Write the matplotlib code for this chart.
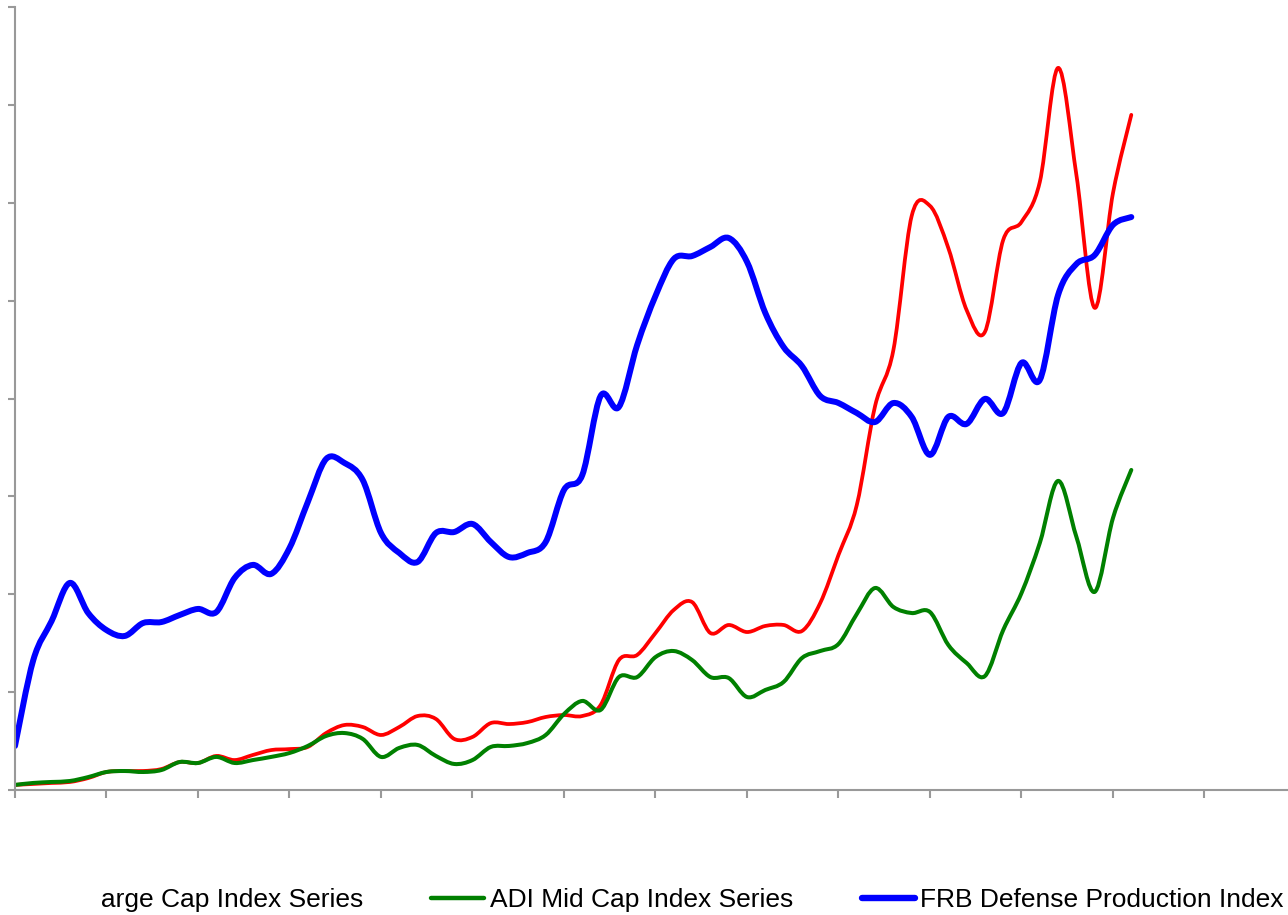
import matplotlib
matplotlib.use("Agg")
import matplotlib.pyplot as plt
from matplotlib.path import Path
from matplotlib.patches import PathPatch
from matplotlib.lines import Line2D
from matplotlib.transforms import Bbox, TransformedBbox
import numpy as np

plt.rcParams['font.family'] = ['Liberation Sans', 'DejaVu Sans']

# quarterly index values
large_cap = [2.6, 3.1, 3.6, 4.1, 6.1, 9.2, 9.7, 9.7, 10.7, 14.3,
             13.8, 17.4, 15.3, 17.9, 20.4, 20.9, 22.0, 29.1, 33.2, 32.2,
             28.1, 32.2, 37.8, 36.3, 26.1, 27.1, 34.2, 33.7, 34.7, 37.3,
             38.3, 37.8, 43.4, 66.4, 69.0, 80.2, 92.0, 96.0, 80.2, 84.3,
             80.7, 83.8, 84.3, 81.2, 95.5, 120.1, 145.6, 196.2, 224.8, 293.3,
             298.4, 276.9, 245.2, 234.0, 281.0, 290.2, 310.6, 368.9, 314.2, 246.3,
             305.0, 344.9]
mid_cap = [2.6, 3.6, 4.1, 4.6, 6.6, 9.2, 9.7, 9.2, 10.2, 14.3,
           13.8, 16.9, 13.8, 15.3, 16.9, 18.9, 22.5, 27.6, 29.1, 26.1,
           16.9, 21.5, 23.0, 17.4, 13.3, 15.3, 22.0, 22.5, 24.0, 28.1,
           38.8, 45.5, 40.9, 57.7, 57.7, 67.9, 71.0, 66.4, 57.7, 57.2,
           47.5, 51.1, 55.2, 67.4, 71.0, 74.6, 89.9, 103.2, 93.5, 90.4,
           90.9, 74.1, 64.9, 58.2, 81.7, 100.6, 126.2, 157.9, 129.3, 101.2,
           139.0, 163.5]
defense = [22.5, 66.4, 86.3, 105.8, 90.4, 81.7, 78.7, 85.3, 85.8, 89.4,
           92.5, 90.9, 108.3, 115.0, 110.4, 123.6, 147.1, 169.1, 167.1, 158.4,
           131.3, 121.1, 116.5, 131.3, 131.8, 135.9, 126.7, 119.0, 121.1, 126.7,
           153.3, 160.9, 201.3, 195.7, 227.4, 252.4, 271.3, 272.8, 277.4, 282.0,
           269.8, 243.7, 226.3, 216.6, 201.3, 197.7, 192.6, 188.0, 197.7, 190.6,
           171.2, 190.6, 187.0, 199.8, 192.6, 218.2, 209.5, 252.9, 268.7, 273.3,
           288.7, 292.7]

labels = ["ADI Large Cap Index Series", "ADI Mid Cap Index Series",
          "FRB Defense Production Index"]
colors = ["#ff0000", "#008000", "#0000ff"]
widths = [2.7, 2.9, 4.3]


def smooth_path(x, y):
    # smoothed line through every point (catmull-rom as bezier segments)
    pts = np.column_stack([x, y])
    n = len(pts)
    verts = [pts[0]]
    codes = [Path.MOVETO]
    for i in range(n - 1):
        p0 = pts[max(i - 1, 0)]
        p1 = pts[i]
        p2 = pts[i + 1]
        p3 = pts[min(i + 2, n - 1)]
        verts += [p1 + (p2 - p0) / 6.0, p2 - (p3 - p1) / 6.0, p2]
        codes += [Path.CURVE4] * 3
    return Path(verts, codes)


fig = plt.figure(figsize=(12.88, 9.15), dpi=100)
ax = fig.add_axes([15 / 1288, 125 / 915, 1281 / 1288, 783 / 915])

x = np.arange(len(defense))
handles = []
for data, c, lw, lab in zip([large_cap, mid_cap, defense], colors, widths, labels):
    patch = PathPatch(smooth_path(x, data), fill=False, edgecolor=c, lw=lw,
                      capstyle='round', joinstyle='round')
    ax.add_patch(patch)
    handles.append(Line2D([], [], color=c, lw=lw + 0.3, solid_capstyle='round', label=lab))

ax.set_xlim(0, 70)
ax.set_ylim(0, 400)
ax.set_xticks(np.arange(0, 71, 5))
ax.set_yticks(np.arange(0, 401, 50))
ax.tick_params(axis='both', colors='#999999', width=1.5, labelleft=False, labelbottom=False)
ax.tick_params(axis='x', length=6)
ax.tick_params(axis='y', length=5)
for s in ['top', 'right']:
    ax.spines[s].set_visible(False)
for s in ['left', 'bottom']:
    ax.spines[s].set_color('#999999')
    ax.spines[s].set_linewidth(1.5)

leg = fig.legend(handles=handles, loc='center', bbox_to_anchor=(630 / 1288, 15 / 915),
                 ncol=3, frameon=False, fontsize=19, handlelength=2.0,
                 handletextpad=0.22, columnspacing=2.6)

# legend is cut off on the left like in the original
clip = TransformedBbox(Bbox([[100.5 / 1288, 0], [1, 1]]), fig.transFigure)
for art in list(leg.get_texts()) + list(leg.legend_handles):
    art.set_clip_box(clip)
    art.set_clip_on(True)

fig.savefig("out.png", dpi=100)
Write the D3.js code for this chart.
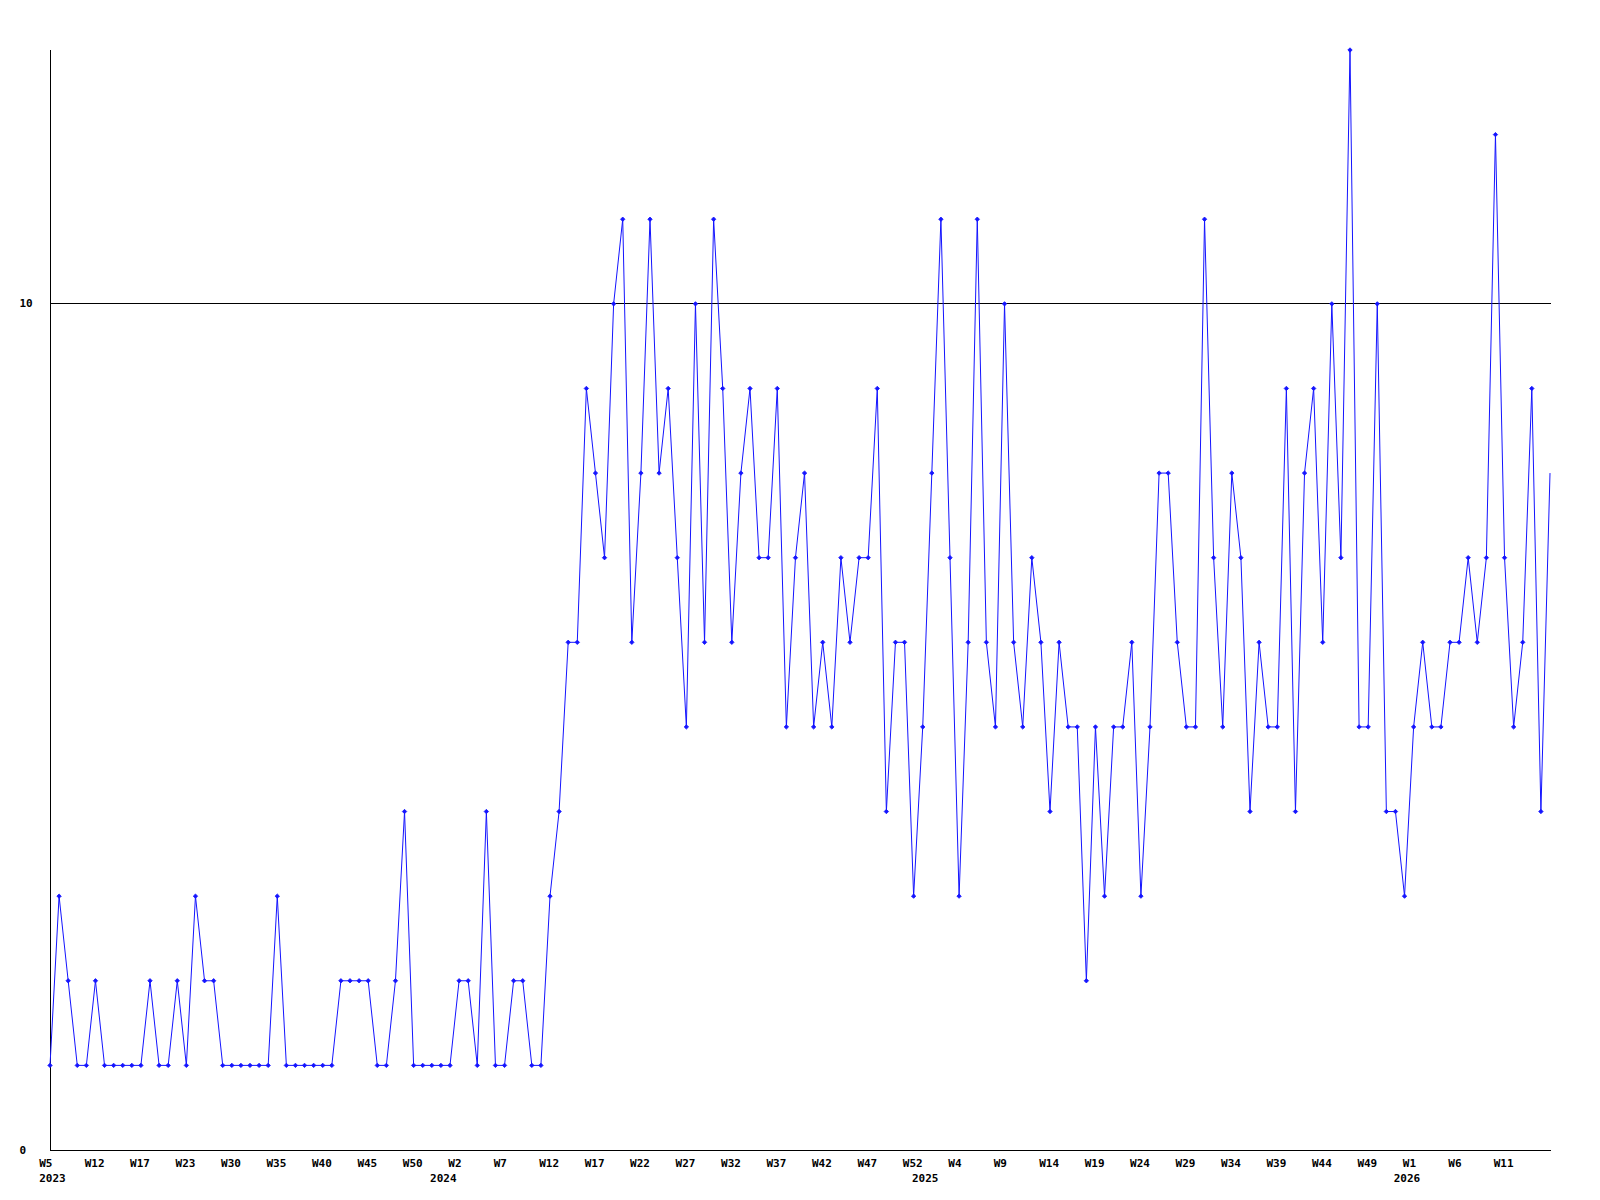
<!DOCTYPE html>
<html>
<head>
<meta charset="utf-8">
<script src="https://cdn.jsdelivr.net/npm/d3@7"></script>
<style>
  html, body { margin: 0; padding: 0; background: #ffffff; }
  svg { display: block; }
  text { font-family: "DejaVu Sans Mono", "Liberation Mono", monospace; font-weight: bold; font-size: 11px; fill: #000; }
</style>
</head>
<body>
<svg id="chart" width="1600" height="1200"></svg>
<script>
// Weekly values, one per point (2023 W5 .. 2026 W16)
const values = [
  1,3,2,1,1,2,1,1,1,1,
  1,2,1,1,2,1,3,2,2,1,
  1,1,1,1,1,3,1,1,1,1,
  1,1,2,2,2,2,1,1,2,4,
  1,1,1,1,1,2,2,1,4,1,
  1,2,2,1,1,3,4,6,6,9,
  8,7,10,11,6,8,11,8,9,7,
  5,10,6,11,9,6,8,9,7,7,
  9,5,7,8,5,6,5,7,6,7,
  7,9,4,6,6,3,5,8,11,7,
  3,6,11,6,5,10,6,5,7,6,
  4,6,5,5,2,5,3,5,5,6,
  3,5,8,8,6,5,5,11,7,5,
  8,7,4,6,5,5,9,4,8,9,
  6,10,7,13,5,5,10,4,4,3,
  5,6,5,5,6,6,7,6,7,12,
  7,5,6,9,4,8
];

// Week tick labels, shown at every 5th point
const tickLabels = ["W5","W12","W17","W23","W30","W35","W40","W45","W50","W2","W7",
  "W12","W17","W22","W27","W32","W37","W42","W47","W52","W4","W9","W14","W19","W24",
  "W29","W34","W39","W44","W49","W1","W6","W11"];
const tickEvery = 5;

// Year labels and the point index where each year starts
const yearLabels = ["2023","2024","2025","2026"];
const yearStarts = [0, 43, 96, 149];

// Y axis labels
const yTicks = [0, 10];
const yMax = 13;

(function () {
  const svg = d3.select("#chart");
  const mLeft = 50, mRight = 1550, mTop = 50, mBottom = 1150;

  const x = d3.scaleLinear().domain([0, values.length - 1]).range([mLeft, mRight]);
  const y = d3.scaleLinear().domain([0, yMax]).range([mBottom, mTop]);

  // Gridline at 10
  svg.append("line")
    .attr("x1", mLeft).attr("x2", mRight + 1)
    .attr("y1", Math.floor(y(10)) + 0.5).attr("y2", Math.floor(y(10)) + 0.5)
    .attr("stroke", "#000").attr("stroke-width", 1);

  // Axes
  svg.append("line")
    .attr("x1", mLeft + 0.5).attr("x2", mLeft + 0.5)
    .attr("y1", mTop).attr("y2", mBottom + 1)
    .attr("stroke", "#000").attr("stroke-width", 1);
  svg.append("line")
    .attr("x1", mLeft).attr("x2", mRight + 1)
    .attr("y1", mBottom + 0.5).attr("y2", mBottom + 0.5)
    .attr("stroke", "#000").attr("stroke-width", 1);

  // Y labels
  svg.selectAll("text.ylab").data(yTicks).enter().append("text")
    .attr("class", "ylab")
    .attr("x", 19.5)
    .attr("y", d => y(d) + 3.6)
    .text(d => d);

  // X week labels
  svg.selectAll("text.xlab").data(tickLabels).enter().append("text")
    .attr("class", "xlab")
    .attr("x", (d, i) => x(i * tickEvery) - 10.8)
    .attr("y", 1166.5)
    .text(d => d);

  // Year labels
  svg.selectAll("text.yr").data(yearLabels).enter().append("text")
    .attr("class", "yr")
    .attr("x", (d, i) => x(yearStarts[i]) - 10.8)
    .attr("y", 1181.5)
    .text(d => d);

  // Line
  const line = d3.line().x((d, i) => x(i)).y(d => y(d));
  svg.append("path")
    .datum(values)
    .attr("d", line)
    .attr("fill", "none")
    .attr("stroke", "#1414ff")
    .attr("stroke-width", 1);

  // Markers (last point has none)
  const r = 2.2;
  svg.selectAll("path.mk").data(values.slice(0, values.length - 1)).enter().append("path")
    .attr("class", "mk")
    .attr("d", (d, i) => {
      const cx = x(i), cy = y(d);
      return `M${cx - r},${cy}L${cx},${cy - r}L${cx + r},${cy}L${cx},${cy + r}Z`;
    })
    .attr("fill", "#1414ff")
    .attr("stroke", "#1414ff")
    .attr("stroke-width", 0.8);
})();
</script>
</body>
</html>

The problem: Everything from the first line to the line with "plt.rcParams['font.family'] = ['Liberation" must be repeated exactly, and nothing else. Leave the pictures out.

Completed task:
Write the matplotlib code for this chart.
import matplotlib
matplotlib.use("Agg")
import matplotlib.pyplot as plt
from matplotlib.path import Path
from matplotlib.patches import PathPatch
from matplotlib.lines import Line2D
from matplotlib.transforms import Bbox, TransformedBbox
import numpy as np

plt.rcParams['font.family'] = ['Liberation Sans', 'DejaVu Sans']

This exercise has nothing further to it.